══ Dataset section ══

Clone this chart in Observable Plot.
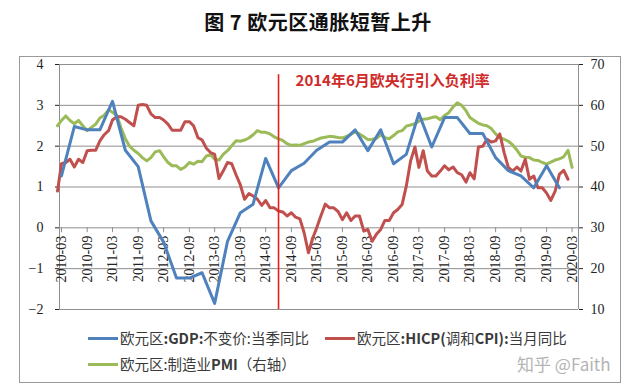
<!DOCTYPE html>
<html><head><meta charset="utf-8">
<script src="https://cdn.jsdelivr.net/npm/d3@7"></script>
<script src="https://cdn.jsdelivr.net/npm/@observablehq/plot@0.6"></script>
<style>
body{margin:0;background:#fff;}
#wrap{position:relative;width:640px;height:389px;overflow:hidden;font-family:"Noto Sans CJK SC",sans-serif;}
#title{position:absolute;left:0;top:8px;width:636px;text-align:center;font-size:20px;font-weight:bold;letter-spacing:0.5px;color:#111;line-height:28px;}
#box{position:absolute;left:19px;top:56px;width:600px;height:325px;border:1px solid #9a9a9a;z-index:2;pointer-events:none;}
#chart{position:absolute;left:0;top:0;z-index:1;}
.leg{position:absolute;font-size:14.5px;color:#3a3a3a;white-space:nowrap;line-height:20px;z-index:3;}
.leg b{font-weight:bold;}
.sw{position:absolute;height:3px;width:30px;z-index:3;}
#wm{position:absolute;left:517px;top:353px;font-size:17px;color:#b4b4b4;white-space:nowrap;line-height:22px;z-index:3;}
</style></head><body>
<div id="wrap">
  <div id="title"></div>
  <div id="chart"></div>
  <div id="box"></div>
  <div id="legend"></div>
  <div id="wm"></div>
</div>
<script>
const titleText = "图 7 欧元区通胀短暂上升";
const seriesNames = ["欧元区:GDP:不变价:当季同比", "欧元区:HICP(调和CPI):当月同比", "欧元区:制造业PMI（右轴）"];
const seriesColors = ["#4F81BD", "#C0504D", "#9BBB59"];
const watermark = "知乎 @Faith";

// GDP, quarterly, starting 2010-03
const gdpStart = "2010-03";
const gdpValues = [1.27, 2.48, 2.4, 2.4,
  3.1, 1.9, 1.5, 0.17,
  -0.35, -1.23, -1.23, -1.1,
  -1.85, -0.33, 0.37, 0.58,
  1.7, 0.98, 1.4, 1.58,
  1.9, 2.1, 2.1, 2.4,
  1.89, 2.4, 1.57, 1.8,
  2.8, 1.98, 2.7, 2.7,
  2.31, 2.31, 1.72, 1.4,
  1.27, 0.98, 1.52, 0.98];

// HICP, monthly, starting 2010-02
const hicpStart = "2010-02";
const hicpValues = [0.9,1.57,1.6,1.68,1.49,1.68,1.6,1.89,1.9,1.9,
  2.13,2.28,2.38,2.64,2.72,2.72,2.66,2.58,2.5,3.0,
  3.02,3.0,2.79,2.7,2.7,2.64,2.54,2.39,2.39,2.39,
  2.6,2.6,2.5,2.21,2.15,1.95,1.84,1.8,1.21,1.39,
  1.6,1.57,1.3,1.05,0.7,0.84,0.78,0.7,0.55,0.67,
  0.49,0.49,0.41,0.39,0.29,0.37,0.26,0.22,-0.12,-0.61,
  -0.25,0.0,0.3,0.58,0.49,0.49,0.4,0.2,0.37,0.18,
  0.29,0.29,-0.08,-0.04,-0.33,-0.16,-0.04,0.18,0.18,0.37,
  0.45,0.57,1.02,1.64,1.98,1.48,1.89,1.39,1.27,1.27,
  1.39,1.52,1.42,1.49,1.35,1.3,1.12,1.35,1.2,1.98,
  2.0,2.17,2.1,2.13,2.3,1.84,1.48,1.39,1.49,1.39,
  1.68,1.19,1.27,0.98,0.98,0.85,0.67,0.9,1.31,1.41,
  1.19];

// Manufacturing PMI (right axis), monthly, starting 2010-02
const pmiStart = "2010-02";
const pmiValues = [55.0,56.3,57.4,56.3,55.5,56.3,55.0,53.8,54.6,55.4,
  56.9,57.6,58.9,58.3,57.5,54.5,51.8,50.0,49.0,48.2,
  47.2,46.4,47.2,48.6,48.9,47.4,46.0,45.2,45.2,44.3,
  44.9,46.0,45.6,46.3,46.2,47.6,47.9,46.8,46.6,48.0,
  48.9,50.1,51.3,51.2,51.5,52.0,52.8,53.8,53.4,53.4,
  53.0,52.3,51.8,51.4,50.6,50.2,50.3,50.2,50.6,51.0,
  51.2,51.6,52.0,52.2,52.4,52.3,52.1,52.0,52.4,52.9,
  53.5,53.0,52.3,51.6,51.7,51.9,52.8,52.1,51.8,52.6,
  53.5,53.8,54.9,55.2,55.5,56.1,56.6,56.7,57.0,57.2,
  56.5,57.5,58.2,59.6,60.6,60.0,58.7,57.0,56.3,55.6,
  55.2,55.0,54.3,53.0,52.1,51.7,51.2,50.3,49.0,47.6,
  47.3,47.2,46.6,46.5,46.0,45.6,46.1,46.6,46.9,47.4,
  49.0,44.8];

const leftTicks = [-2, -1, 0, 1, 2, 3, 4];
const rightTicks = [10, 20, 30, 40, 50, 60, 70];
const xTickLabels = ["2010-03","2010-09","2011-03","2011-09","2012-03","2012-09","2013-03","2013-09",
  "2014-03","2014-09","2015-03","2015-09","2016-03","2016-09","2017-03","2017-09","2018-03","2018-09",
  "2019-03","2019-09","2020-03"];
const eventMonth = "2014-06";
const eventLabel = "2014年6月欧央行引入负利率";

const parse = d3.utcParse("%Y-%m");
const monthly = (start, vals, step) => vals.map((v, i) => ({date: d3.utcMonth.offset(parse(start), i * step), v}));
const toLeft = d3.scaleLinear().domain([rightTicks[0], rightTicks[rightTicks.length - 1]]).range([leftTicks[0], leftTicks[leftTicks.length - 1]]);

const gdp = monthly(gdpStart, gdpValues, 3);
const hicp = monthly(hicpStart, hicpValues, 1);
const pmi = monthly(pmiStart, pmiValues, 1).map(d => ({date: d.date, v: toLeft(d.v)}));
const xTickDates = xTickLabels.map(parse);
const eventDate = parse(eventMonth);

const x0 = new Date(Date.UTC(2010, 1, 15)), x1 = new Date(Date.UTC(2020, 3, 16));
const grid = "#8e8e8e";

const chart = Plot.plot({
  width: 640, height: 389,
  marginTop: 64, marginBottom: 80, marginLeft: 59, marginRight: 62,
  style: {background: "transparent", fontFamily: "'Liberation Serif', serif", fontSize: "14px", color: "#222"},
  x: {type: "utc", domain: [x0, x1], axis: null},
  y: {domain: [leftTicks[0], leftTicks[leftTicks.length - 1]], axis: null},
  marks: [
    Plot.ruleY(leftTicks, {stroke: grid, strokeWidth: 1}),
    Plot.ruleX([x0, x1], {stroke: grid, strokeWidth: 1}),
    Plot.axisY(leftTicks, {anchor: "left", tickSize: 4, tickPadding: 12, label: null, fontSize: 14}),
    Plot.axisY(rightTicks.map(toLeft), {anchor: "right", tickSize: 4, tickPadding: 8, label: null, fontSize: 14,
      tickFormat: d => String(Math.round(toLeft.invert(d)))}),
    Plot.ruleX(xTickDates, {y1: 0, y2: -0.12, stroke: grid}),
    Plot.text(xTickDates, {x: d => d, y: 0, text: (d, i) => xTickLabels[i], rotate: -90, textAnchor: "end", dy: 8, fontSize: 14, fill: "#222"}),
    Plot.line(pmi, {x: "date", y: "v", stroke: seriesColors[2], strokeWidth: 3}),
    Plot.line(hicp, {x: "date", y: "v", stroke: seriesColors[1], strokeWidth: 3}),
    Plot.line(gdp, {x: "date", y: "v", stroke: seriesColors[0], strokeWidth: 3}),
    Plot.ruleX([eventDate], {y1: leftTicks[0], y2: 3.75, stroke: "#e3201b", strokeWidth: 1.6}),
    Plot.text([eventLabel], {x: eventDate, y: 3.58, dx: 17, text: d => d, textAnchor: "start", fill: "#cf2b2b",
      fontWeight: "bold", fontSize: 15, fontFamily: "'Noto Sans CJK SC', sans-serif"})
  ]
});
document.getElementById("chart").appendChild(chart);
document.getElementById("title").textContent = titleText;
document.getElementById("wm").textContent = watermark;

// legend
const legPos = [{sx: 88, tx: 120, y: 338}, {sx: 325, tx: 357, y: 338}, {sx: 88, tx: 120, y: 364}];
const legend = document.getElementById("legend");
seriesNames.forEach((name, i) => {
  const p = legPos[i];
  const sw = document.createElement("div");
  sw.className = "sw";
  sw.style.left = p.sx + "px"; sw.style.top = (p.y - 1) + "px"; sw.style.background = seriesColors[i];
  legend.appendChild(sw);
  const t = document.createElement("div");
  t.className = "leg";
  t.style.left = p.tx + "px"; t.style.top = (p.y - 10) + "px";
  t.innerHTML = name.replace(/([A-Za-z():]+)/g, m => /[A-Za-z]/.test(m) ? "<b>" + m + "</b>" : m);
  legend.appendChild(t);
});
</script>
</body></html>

═══

§ **What to produce**: Count the lines of the material that include the word "chart", then state only the total.

§ **Reply**: 5